• Task description: The listing below begins with the first line you should copy; stop after the line containing "fill=False, edgecolor='#4a66ac', linewidth=1.0, zorder=0))", and drop every picture.
Given information start
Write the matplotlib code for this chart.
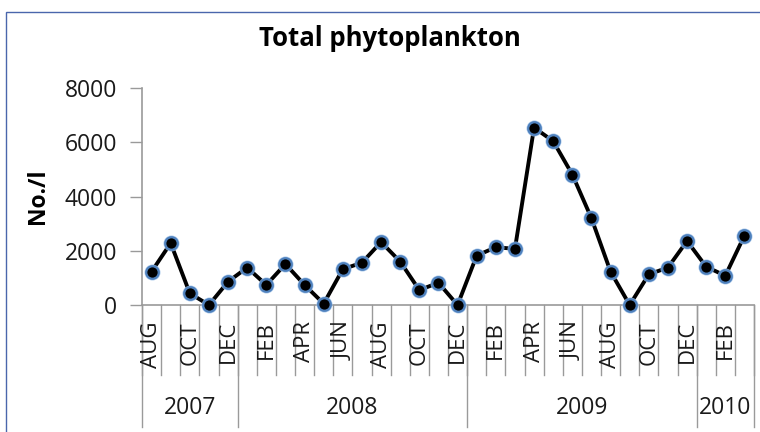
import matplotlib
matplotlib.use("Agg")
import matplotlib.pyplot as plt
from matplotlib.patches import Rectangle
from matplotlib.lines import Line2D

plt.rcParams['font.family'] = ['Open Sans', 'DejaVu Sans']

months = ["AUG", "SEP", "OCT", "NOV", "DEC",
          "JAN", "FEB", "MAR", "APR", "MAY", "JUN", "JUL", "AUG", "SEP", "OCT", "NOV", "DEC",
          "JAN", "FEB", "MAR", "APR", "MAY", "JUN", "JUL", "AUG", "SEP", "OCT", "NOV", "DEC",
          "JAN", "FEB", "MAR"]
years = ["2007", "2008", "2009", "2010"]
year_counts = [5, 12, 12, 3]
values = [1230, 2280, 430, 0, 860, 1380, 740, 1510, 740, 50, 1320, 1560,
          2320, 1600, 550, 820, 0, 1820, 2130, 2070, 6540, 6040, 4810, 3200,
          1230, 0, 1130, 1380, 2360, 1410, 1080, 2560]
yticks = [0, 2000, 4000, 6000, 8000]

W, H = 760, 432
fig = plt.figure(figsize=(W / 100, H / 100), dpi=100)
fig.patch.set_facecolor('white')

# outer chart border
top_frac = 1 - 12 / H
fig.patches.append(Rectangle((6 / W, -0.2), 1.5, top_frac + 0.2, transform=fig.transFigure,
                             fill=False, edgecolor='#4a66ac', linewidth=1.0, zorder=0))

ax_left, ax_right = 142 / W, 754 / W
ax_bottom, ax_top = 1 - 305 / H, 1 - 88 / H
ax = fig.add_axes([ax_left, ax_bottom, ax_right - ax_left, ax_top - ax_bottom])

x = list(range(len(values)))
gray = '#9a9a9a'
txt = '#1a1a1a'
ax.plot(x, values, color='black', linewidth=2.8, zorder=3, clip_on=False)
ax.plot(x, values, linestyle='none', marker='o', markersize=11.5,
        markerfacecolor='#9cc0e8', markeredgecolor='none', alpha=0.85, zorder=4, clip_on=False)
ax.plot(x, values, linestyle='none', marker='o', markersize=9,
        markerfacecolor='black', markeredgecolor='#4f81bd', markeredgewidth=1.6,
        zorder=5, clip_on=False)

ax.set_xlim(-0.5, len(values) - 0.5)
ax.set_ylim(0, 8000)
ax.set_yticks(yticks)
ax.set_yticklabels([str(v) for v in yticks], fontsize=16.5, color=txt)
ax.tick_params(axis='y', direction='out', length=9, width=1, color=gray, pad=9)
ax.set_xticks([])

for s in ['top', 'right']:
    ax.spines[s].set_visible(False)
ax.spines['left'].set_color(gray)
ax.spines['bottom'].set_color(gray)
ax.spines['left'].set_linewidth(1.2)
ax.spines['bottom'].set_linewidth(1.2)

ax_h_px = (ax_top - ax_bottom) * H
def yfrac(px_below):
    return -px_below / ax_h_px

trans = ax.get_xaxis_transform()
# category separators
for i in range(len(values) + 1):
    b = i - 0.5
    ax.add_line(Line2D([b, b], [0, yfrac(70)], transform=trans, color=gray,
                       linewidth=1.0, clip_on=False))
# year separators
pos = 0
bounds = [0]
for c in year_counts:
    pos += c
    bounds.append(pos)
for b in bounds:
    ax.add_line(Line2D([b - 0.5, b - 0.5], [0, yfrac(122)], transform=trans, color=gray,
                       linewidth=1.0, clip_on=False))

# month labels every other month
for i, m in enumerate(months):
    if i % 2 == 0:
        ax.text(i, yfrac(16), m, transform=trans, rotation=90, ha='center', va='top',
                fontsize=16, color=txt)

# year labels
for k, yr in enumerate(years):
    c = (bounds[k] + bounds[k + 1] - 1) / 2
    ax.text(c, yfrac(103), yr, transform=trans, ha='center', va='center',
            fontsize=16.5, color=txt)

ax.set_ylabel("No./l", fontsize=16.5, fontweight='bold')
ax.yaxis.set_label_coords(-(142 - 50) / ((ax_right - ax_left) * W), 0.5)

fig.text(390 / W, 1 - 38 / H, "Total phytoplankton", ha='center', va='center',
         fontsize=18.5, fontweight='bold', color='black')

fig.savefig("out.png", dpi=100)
Given information end
• Completed task:
Write the matplotlib code for this chart.
import matplotlib
matplotlib.use("Agg")
import matplotlib.pyplot as plt
from matplotlib.patches import Rectangle
from matplotlib.lines import Line2D

plt.rcParams['font.family'] = ['Open Sans', 'DejaVu Sans']

months = ["AUG", "SEP", "OCT", "NOV", "DEC",
          "JAN", "FEB", "MAR", "APR", "MAY", "JUN", "JUL", "AUG", "SEP", "OCT", "NOV", "DEC",
          "JAN", "FEB", "MAR", "APR", "MAY", "JUN", "JUL", "AUG", "SEP", "OCT", "NOV", "DEC",
          "JAN", "FEB", "MAR"]
years = ["2007", "2008", "2009", "2010"]
year_counts = [5, 12, 12, 3]
values = [1230, 2280, 430, 0, 860, 1380, 740, 1510, 740, 50, 1320, 1560,
          2320, 1600, 550, 820, 0, 1820, 2130, 2070, 6540, 6040, 4810, 3200,
          1230, 0, 1130, 1380, 2360, 1410, 1080, 2560]
yticks = [0, 2000, 4000, 6000, 8000]

W, H = 760, 432
fig = plt.figure(figsize=(W / 100, H / 100), dpi=100)
fig.patch.set_facecolor('white')

# outer chart border
top_frac = 1 - 12 / H
fig.patches.append(Rectangle((6 / W, -0.2), 1.5, top_frac + 0.2, transform=fig.transFigure,
                             fill=False, edgecolor='#4a66ac', linewidth=1.0, zorder=0))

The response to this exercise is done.